The chair reached across the desk. Was it possible he was going to touch her? “Pru, I’m afraid the end has come. Spence can’t teach for us anymore.”
“But he’s not teaching for you anymore. He just sits at the front of the classroom. His TAs are doing the teaching for him.”
“And that’s not fair to anyone.” Spence, the chair said—the man he’d been colleagues with for fifteen years—that man wouldn’t want to be placed beside the podium, perched there like a toad. “You can’t convince me he’d want that.”
The chair was right. If Pru had shown the old Spence what the new Spence was like, the old Spence would have been horrified. But the old Spence couldn’t see the new Spence, and when Pru told the new Spence that he should retire, the new Spence refused. Because, feeble as he was, compromised as he had become, he hadn’t lost his will. And was she going to ignore the wishes of the man she’d eaten breakfast with this morning, the man she would lie in bed with tonight, to respect a man who no longer existed? “I’m sorry,” she said. “I can’t get him to retire.”

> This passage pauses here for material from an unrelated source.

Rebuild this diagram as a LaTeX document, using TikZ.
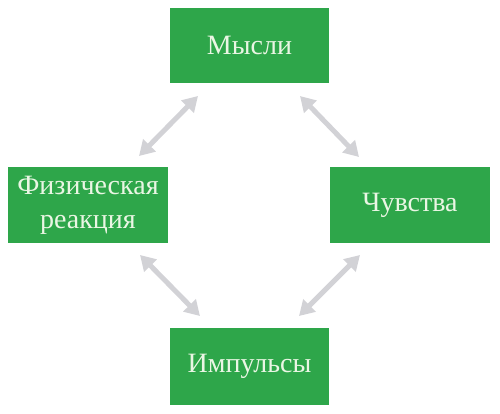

“And you shouldn’t have to.” In her position, the chair said, he wouldn’t be able to, either. “This isn’t easy,” he said. “If it was, we’d have had this conversation months ago.”

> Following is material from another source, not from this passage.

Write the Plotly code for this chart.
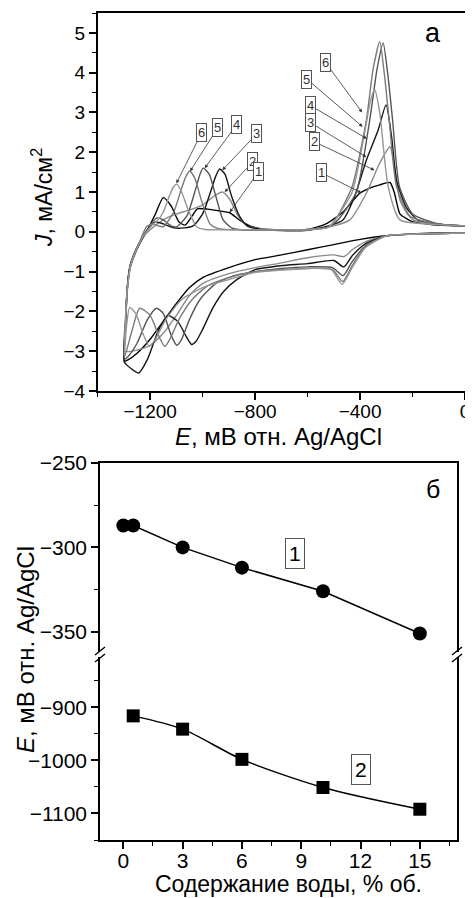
import plotly.graph_objects as go

W, H = 473, 898
OFF = 8  # page body margin in the browser


def px(x):
    return (x - OFF) / W


def py(y):
    return 1 - (y - OFF) / H


# --- panel a: cyclic voltammograms (E, mV; J, mA/cm2) ---
E1 = [0, -100, -200, -300, -400, -500, -600, -700, -800, -900, -1000, -1050, -1100, -1150, -1200, -1250, -1285, -1298,
      -1294, -1288, -1278, -1262, -1240, -1210, -1180, -1150, -1120, -1090, -1067, -1040, -1020, -980, -940, -897, -860,
      -820, -780, -700, -600, -530, -465, -401, -363, -325, -286, -270, -248, -220, -197, -150, -121, -60, 0]
J1 = [-0.02, -0.03, -0.05, -0.1, -0.19, -0.32, -0.45, -0.58, -0.7, -0.9, -1.15, -1.4, -1.8, -2.25, -2.7, -3.05, -3.22, -3.25,
      -2.4, -1.5, -0.95, -0.62, -0.3, 0.05, 0.45, 0.86, 0.65, 0.25, 0.17, 0.4, 0.58, 0.57, 0.53, 0.48, 0.3,
      0.15, 0.08, 0.05, 0.06, 0.2, 0.5, 0.97, 1.1, 1.18, 1.24, 1.0, 0.45, 0.32, 0.25, 0.2, 0.18, 0.16, 0.15]

E2 = [0, -100, -200, -300, -380, -430, -460, -500, -600, -700, -800, -900, -1000, -1050, -1100, -1150, -1200, -1250, -1297,
      -1294, -1287, -1276, -1258, -1235, -1200, -1150, -1100, -1050, -1000, -960, -925, -895, -865, -830, -780, -700, -600,
      -500, -439, -376, -325, -286, -270, -248, -220, -197, -150, -100, 0]
J2 = [-0.03, -0.04, -0.06, -0.1, -0.25, -0.45, -0.62, -0.58, -0.65, -0.78, -0.9, -1.05, -1.3, -1.6, -2.1, -2.55, -2.85, -2.97, -3.0,
      -2.2, -1.4, -0.85, -0.5, -0.2, 0.05, 0.3, 0.45, 0.55, 0.68, 0.88, 1.0, 0.8, 0.4, 0.15, 0.08, 0.05, 0.06,
      0.15, 0.3, 0.97, 1.73, 2.14, 1.7, 0.8, 0.45, 0.3, 0.22, 0.18, 0.15]

E3 = [0, -100, -200, -300, -380, -430, -462, -500, -600, -700, -800, -870, -920, -960, -1000, -1025, -1042, -1065, -1095,
      -1133, -1170, -1210, -1244, -1270, -1298,
      -1294, -1288, -1278, -1260, -1235, -1205, -1180, -1150, -1110, -1070, -1036, -1000, -970, -950, -935, -915, -890,
      -860, -830, -794, -700, -600, -520, -465, -420, -376, -331, -301, -280, -261, -223, -180, -146, -80, 0]
J3 = [-0.03, -0.04, -0.06, -0.1, -0.3, -0.6, -0.88, -0.72, -0.8, -0.85, -0.95, -1.2, -1.5, -1.9, -2.45, -2.75, -2.83, -2.6, -2.25,
      -2.1, -2.5, -3.2, -3.55, -3.45, -3.28,
      -2.3, -1.45, -0.9, -0.55, -0.2, 0.1, 0.25, 0.2, 0.1, 0.1, 0.15, 0.45, 1.0, 1.4, 1.58, 1.45, 0.9,
      0.4, 0.15, 0.08, 0.03, 0.04, 0.15, 0.3, 0.9, 1.8, 2.56, 3.19, 2.4, 1.3, 0.6, 0.3, 0.25, 0.18, 0.15]

E4 = [0, -100, -200, -300, -380, -430, -465, -505, -600, -700, -800, -880, -950, -1010, -1050, -1080, -1099, -1120, -1150,
      -1176, -1210, -1250, -1280, -1298,
      -1293, -1287, -1277, -1258, -1235, -1205, -1175, -1150, -1120, -1099, -1060, -1030, -1010, -998, -975, -950, -922,
      -890, -850, -700, -600, -520, -478, -414, -363, -335, -312, -295, -276, -250, -200, -100, 0]
J4 = [-0.03, -0.04, -0.06, -0.1, -0.35, -0.75, -1.1, -0.9, -0.88, -0.92, -1.0, -1.1, -1.3, -1.7, -2.2, -2.7, -2.85, -2.6, -2.05,
      -1.92, -2.2, -2.8, -3.1, -3.2,
      -2.2, -1.4, -0.85, -0.5, -0.2, 0.12, 0.35, 0.3, 0.15, 0.13, 0.4, 1.0, 1.45, 1.6, 1.45, 0.9, 0.3,
      0.1, 0.05, 0.04, 0.05, 0.12, 0.35, 1.0, 2.81, 4.1, 4.75, 4.0, 2.81, 1.14, 0.45, 0.2, 0.15]

E5 = [0, -100, -200, -300, -380, -430, -466, -505, -600, -700, -800, -900, -980, -1040, -1090, -1125, -1144, -1165, -1200,
      -1240, -1270, -1298,
      -1293, -1286, -1275, -1258, -1240, -1214, -1190, -1170, -1150, -1110, -1080, -1063, -1049, -1030, -1005, -972, -940,
      -850, -700, -600, -520, -490, -430, -376, -350, -325, -308, -289, -261, -210, -108, 0]
J5 = [-0.03, -0.04, -0.06, -0.1, -0.38, -0.85, -1.25, -0.95, -0.92, -0.95, -1.0, -1.15, -1.35, -1.7, -2.2, -2.7, -2.88, -2.65, -2.1,
      -1.92, -2.5, -3.15,
      -2.2, -1.4, -0.85, -0.5, -0.25, 0.13, 0.2, 0.15, 0.13, 0.5, 1.1, 1.4, 1.53, 1.35, 0.8, 0.2, 0.08,
      0.05, 0.05, 0.06, 0.12, 0.35, 1.14, 2.81, 4.1, 4.78, 4.0, 2.81, 1.14, 0.4, 0.2, 0.15]

E6 = [0, -100, -200, -300, -380, -430, -468, -510, -600, -700, -800, -900, -1000, -1080, -1140, -1180, -1202, -1225, -1255,
      -1278, -1292, -1298,
      -1293, -1285, -1272, -1252, -1225, -1195, -1170, -1150, -1130, -1112, -1099, -1080, -1055, -1023, -990, -900,
      -700, -600, -520, -495, -430, -385, -360, -344, -325, -293, -248, -150, 0]
J6 = [-0.03, -0.04, -0.06, -0.1, -0.4, -0.9, -1.32, -0.95, -0.92, -0.96, -1.02, -1.2, -1.4, -1.7, -2.2, -2.7, -2.88, -2.6, -2.05,
      -1.9, -2.5, -3.1,
      -2.0, -1.3, -0.8, -0.45, -0.1, 0.15, 0.3, 0.5, 0.85, 1.12, 1.2, 1.0, 0.55, 0.13, 0.06, 0.05,
      0.05, 0.05, 0.12, 0.3, 1.0, 2.4, 3.3, 3.57, 3.0, 1.14, 0.3, 0.2, 0.15]

cv_curves = [(E1, J1), (E2, J2), (E3, J3), (E4, J4), (E5, J5), (E6, J6)]
cv_colors = ['#000000', '#8a8a8a', '#151515', '#555555', '#7a7a7a', '#959595']

# --- panel b: peak potentials vs water content ---
water1 = [0, 0.5, 3, 6, 10.1, 15]
peak1 = [-287, -287, -300, -312, -326, -351]
water2 = [0.5, 3, 6, 10.1, 15]
peak2 = [-916, -941, -998, -1051, -1092]

FONT = 'Liberation Sans, Arial, sans-serif'

fig = go.Figure()

for (e, j), c in zip(cv_curves, cv_colors):
    fig.add_trace(go.Scatter(x=e, y=j, mode='lines', xaxis='x', yaxis='y',
                             line=dict(color=c, width=1.4, shape='spline', smoothing=0.6),
                             showlegend=False, hoverinfo='skip'))

fig.add_trace(go.Scatter(x=water1, y=peak1, mode='lines+markers', xaxis='x3', yaxis='y3',
                         line=dict(color='black', width=1.5),
                         marker=dict(symbol='circle', size=14, color='black'), showlegend=False))
fig.add_trace(go.Scatter(x=water2, y=peak2, mode='lines+markers', xaxis='x2', yaxis='y2',
                         line=dict(color='black', width=1.5, shape='spline', smoothing=0.8),
                         marker=dict(symbol='square', size=13, color='black'), showlegend=False))

axis_style = dict(showline=True, linecolor='black', linewidth=1.5, mirror=True, ticks='outside',
                  ticklen=7, tickwidth=1.5, tickcolor='black', showgrid=False, zeroline=False,
                  automargin=False, ticklabeloverflow='allow')


def ax(size, **kw):
    d = dict(axis_style)
    d['tickfont'] = dict(family=FONT, size=size, color='black')
    d.update(kw)
    return d


minor_x = dict(ticks='outside', ticklen=4, tickwidth=1.2, tickcolor='black', showgrid=False)

fig.update_layout(
    width=W, height=H, margin=dict(l=0, r=0, t=0, b=0, pad=0), autosize=False,
    paper_bgcolor='white', plot_bgcolor='white',
    xaxis=ax(19, domain=[px(97.7), px(465)], anchor='y', range=[-1400, 0], dtick=400, tick0=0,
             ticklabelstandoff=-5, minor=dict(dtick=200, **minor_x)),
    yaxis=ax(19, domain=[py(391), py(13)], anchor='x', range=[-4, 5.5], dtick=1, tick0=0,
             minor=dict(dtick=0.5, **minor_x)),
    xaxis2=ax(21, domain=[px(100), px(457)], anchor='y2', range=[-1.18, 16.88], dtick=3, tick0=0, mirror=False,
              ticklabelstandoff=-6, minor=dict(dtick=1.5, **minor_x)),
    yaxis2=ax(21, domain=[py(840), py(657)], anchor='x2', range=[-1150, -805], dtick=100, tick0=-900,
              minor=dict(dtick=50, **minor_x)),
    xaxis3=dict(domain=[px(100), px(457)], anchor='y3', side='top', range=[-1.18, 16.88], showline=True,
                linecolor='black', linewidth=1.5, ticks='', showticklabels=False, showgrid=False, zeroline=False,
                automargin=False),
    yaxis3=ax(21, domain=[py(652), py(463)], anchor='x3', range=[-362, -250], dtick=50, tick0=-250,
              minor=dict(dtick=25, **minor_x)),
)

annotations = [
    dict(text='<i>E</i>, мВ отн. Ag/AgCl', x=px(278), y=py(436), font=dict(size=24)),
    dict(text='<i>J</i>, мА/см<sup>2</sup>', x=px(42), y=py(198), textangle=-90, font=dict(size=23)),
    dict(text='<i>E</i>, мВ отн. Ag/AgCl', x=px(25), y=py(650), textangle=-90, font=dict(size=24)),
    dict(text='Содержание воды, % об.', x=px(288), y=py(884), font=dict(size=23)),
    dict(text='а', x=px(433), y=py(33), font=dict(size=27)),
    dict(text='б', x=px(433), y=py(489), font=dict(size=25)),
]
for a in annotations:
    a.update(xref='paper', yref='paper', showarrow=False, xanchor='center', yanchor='middle', borderpad=0)
    a['font'].update(family=FONT, color='black')

# numbered boxed labels with arrows on panel a: (text, label E, label J, tip E, tip J)
cv_labels = [
    ('6', -1004, 2.49, -1100, 1.22), ('5', -943, 2.61, -1048, 1.52), ('4', -871, 2.69, -992, 1.6),
    ('3', -794, 2.46, -925, 1.55), ('2', -809, 1.76, -916, 1.0), ('1', -787, 1.51, -897, 0.49),
    ('6', -531, 4.25, -392, 3.0), ('5', -603, 3.84, -390, 2.64), ('4', -588, 3.17, -374, 2.34),
    ('3', -588, 2.74, -376, 1.88), ('2', -573, 2.26, -345, 1.55), ('1', -546, 1.48, -395, 0.98),
]
for t, lx, ly, tx, ty in cv_labels:
    annotations.append(dict(text=t, x=tx, y=ty, ax=lx, ay=ly, xref='x', yref='y', axref='x', ayref='y',
                            showarrow=True, arrowhead=2, arrowsize=0.9, arrowwidth=0.8, arrowcolor='#333333',
                            bordercolor='#555555', borderwidth=1, borderpad=1, bgcolor='white',
                            font=dict(family=FONT, size=13, color='#333333')))

annotations.append(dict(text='1', x=8.7, y=-303.4, xref='x3', yref='y3', showarrow=False,
                        bordercolor='#555555', borderwidth=1, borderpad=3,
                        font=dict(family=FONT, size=21, color='black')))
annotations.append(dict(text='2', x=12.0, y=-1017, xref='x2', yref='y2', showarrow=False,
                        bordercolor='#555555', borderwidth=1, borderpad=3,
                        font=dict(family=FONT, size=21, color='black')))
fig.update_layout(annotations=annotations)

# axis break marks
shapes = []
for bx in (100, 457):
    for by in (651, 658):
        shapes.append(dict(type='line', xref='paper', yref='paper',
                           x0=px(bx - 5), y0=py(by + 4), x1=px(bx + 5), y1=py(by - 4),
                           line=dict(color='black', width=1.5)))
fig.update_layout(shapes=shapes)

fig.write_html("out.html")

“So you’re forcing him out?”
The chair nodded.
“Effective when?” She took out her calendar as if to write down the date, but she just left it unopened.
“The end of the semester.”
“What about his salary?”
“He’ll be paid until then.”
“And after that?”
“He’ll have his IRA.”
Pru stood up.
“And another thing. He can keep his office.”
“For how long?”
“For as long as he—for as long as you both want him to. His aide, the woman who help
s him…”
“Ginny.”
“She can bring him in whenever she’d like. Once a month, once a week, every day if she must, though I’d recommend against doing it that often.”
Pru was rifling through her bag, searching for something, she didn’t know what.
“Office space in this department,” the chair said, “I don’t have to tell you the kind of demand it’s in.”
And Pru didn’t have to tell the chair that Spence deserved it. The things he’d done for Columbia for the past thirty-plus years. He should have been allowed to keep his office in perpetuity, to pass it down to his children and grandchildren.
Pru was halfway out the door when the chair called out. “We’ll throw him a retirement party! Big or small, however you’d like it! We want it to be something that befits the occasion!”
But there was no party that befitted the occasion, and so there wouldn’t be one.
17
“They made Spence retire,” Pru told her mother over the phone. “They tossed him out on his ear. And I’m living with a caregiver in my home. I don’t have any privacy anymore.”
“I’ll move to New York,” her mother said. “I’ll help take care of him.”
“You can’t do that.”
“Why not? What do I have keeping me here? This old house? A handful of friends, who are growing old themselves?”
Years ago, Pru had suggested her mother move to New York. That way, she could spend more time with Sarah, and when she got older, Pru and Spence could help take care of her. But she’d refused: her life was in Columbus. And if her life had been in Columbus then, how much more so now?
“The difference is, now you need me.”
That was the problem. Having her mother, at eighty-two, help take care of her husband was a reversal of the cosmic order. It was bad enough that Spence had taken over her life; she couldn’t let him take over her mother’s life, too.
“Then I’ll fly in for a week. Dad’s yahrtzeit is coming up. We’ll go to shul together.”